As baby boomers retire, fixed immediate annuities have emerged as one of the most attractive ways to reduce a client's longevity and investment risk.
Although sales were down a tad in the first quarter of 2010 compared with the prior year, fixed immediate annuity sales for 2009 more than doubled over 2008. Sixteen billion dollars worth was sold in 2009, according to LIMRA, Windsor, Conn.
A fixed immediate annuity is a contract with an insurance company. Policyholders invest a lump sum in return for insurance company-guaranteed income, generally monthly, for as long as they live.
If the policyholder dies, the insurance company keeps the balance of the proceeds-unless arrangements are made to pass proceeds to loved ones, typically in exchange for lower monthly payouts. With one of the most common contracts, called "10 year certain and life," periodic checks come to a client for life. If the annuitant dies within 10 years, checks continue to a designated beneficiary for the remaining term. Or, the beneficiary may receive a lump sum in cash. Another payout option enables the surviving spouse to continue receiving income for as long as he or she lives.
A 2009 report by Conning Research, Hartford, Conn., says increased sales of all types of fixed annuities are a harbinger of things to come.
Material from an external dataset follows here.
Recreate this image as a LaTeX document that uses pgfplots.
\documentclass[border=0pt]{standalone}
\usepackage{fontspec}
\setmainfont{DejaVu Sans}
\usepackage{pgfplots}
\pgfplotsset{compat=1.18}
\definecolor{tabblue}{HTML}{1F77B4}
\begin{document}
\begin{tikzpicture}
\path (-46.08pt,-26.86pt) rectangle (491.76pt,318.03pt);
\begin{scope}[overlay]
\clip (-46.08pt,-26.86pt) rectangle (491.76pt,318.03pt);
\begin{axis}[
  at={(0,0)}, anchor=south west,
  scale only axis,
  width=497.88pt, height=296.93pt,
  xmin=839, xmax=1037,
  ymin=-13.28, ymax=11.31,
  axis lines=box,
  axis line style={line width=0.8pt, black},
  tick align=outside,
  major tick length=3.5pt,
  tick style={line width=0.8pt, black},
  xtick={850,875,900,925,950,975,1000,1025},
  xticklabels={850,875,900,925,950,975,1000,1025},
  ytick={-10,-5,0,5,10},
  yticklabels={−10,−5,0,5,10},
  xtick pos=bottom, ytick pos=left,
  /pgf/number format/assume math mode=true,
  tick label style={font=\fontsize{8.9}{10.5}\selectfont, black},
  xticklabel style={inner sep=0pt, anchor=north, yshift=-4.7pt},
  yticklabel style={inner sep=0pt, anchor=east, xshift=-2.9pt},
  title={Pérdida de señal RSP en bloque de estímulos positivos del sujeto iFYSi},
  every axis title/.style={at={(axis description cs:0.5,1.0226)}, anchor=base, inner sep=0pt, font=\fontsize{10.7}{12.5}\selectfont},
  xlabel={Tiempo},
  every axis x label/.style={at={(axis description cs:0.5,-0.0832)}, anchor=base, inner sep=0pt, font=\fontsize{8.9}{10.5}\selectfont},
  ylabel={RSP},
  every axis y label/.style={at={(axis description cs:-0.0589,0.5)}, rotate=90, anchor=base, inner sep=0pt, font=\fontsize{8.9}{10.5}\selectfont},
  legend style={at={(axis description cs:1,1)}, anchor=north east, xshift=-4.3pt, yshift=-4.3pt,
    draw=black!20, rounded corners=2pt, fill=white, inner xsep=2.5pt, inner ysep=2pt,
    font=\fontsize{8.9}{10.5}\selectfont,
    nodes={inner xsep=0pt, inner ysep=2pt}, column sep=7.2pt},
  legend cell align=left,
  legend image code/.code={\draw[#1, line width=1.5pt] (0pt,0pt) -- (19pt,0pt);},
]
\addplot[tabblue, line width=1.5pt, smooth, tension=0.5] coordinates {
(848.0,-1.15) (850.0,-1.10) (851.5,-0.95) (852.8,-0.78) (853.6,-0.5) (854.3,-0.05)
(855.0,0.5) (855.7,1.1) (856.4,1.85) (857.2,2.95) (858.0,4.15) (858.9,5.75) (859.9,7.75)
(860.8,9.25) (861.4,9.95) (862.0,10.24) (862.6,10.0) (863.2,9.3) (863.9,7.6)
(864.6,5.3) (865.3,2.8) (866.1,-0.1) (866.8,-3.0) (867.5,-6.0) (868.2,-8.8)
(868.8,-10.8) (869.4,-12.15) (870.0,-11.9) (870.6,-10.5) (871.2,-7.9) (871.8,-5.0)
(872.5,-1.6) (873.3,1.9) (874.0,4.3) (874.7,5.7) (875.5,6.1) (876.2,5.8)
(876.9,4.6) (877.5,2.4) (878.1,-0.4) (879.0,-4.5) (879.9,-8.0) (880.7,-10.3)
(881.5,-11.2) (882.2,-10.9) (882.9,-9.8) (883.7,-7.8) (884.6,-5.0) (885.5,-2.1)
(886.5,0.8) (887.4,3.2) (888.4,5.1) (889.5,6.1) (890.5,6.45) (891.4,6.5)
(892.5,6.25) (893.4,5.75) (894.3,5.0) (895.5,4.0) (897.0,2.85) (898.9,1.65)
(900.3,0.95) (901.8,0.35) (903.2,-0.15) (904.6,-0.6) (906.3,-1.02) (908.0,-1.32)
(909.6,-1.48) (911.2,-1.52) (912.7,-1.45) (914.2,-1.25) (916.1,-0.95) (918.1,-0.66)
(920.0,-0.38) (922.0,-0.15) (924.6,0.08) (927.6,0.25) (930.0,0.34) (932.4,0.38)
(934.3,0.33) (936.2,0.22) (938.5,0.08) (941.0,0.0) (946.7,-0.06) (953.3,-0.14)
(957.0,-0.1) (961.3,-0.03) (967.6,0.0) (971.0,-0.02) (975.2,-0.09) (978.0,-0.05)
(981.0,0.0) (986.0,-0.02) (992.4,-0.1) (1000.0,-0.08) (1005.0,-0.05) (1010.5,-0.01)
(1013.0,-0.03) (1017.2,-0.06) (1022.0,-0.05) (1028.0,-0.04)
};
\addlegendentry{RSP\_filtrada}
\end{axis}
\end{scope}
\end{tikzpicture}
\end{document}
"The severity of the current recession, which began in 2008, reignited customer concerns about their principal's safety, renewing interest in fixed and indexed annuities," the report says. Meanwhile, the baby boomer generation is shifting its focus from accumulating assets to spending them.
Demand has been so strong for fixed immediate annuities that New York Life plans to make its product available to fee-only advisors, says Chris Blunt, that company's executive vice president. New York Life sells a product with a trailing commission through its agent force, banks, wirehouses and independent broker-dealers.
Some $2 billion flowed into New York Life's fixed immediate annuity in 2009, making it the number one product on the market, according to LIMRA. By contrast, in 2005, only $11.5 million was invested in the product.
Blunt says insurance-guarantee payout rates that are as high as 8%, depending on a person's age, are attracting retirement investors. Lifetime income payments are higher than bonds, CDs and dividend-paying stocks for a couple of reasons. The monthly payments are comprised of a return of premium, and interest earned from insurance-company investments of premiums and mortality credits, also known as mortality yields, which factor in the policyholder's life expectancy. The older the policyholder, the higher the payout will be due to a shorter life expectancy.
With fixed immediate annuities, premiums paid by those who die early are expected to contribute to gains on the overall pool and provide a higher credit to survivors.
"Baby boomers are getting older and haven't saved enough," Blunt says. "The payout rates of 7% to 8% on immediate annuities are higher than CDs and mutual funds."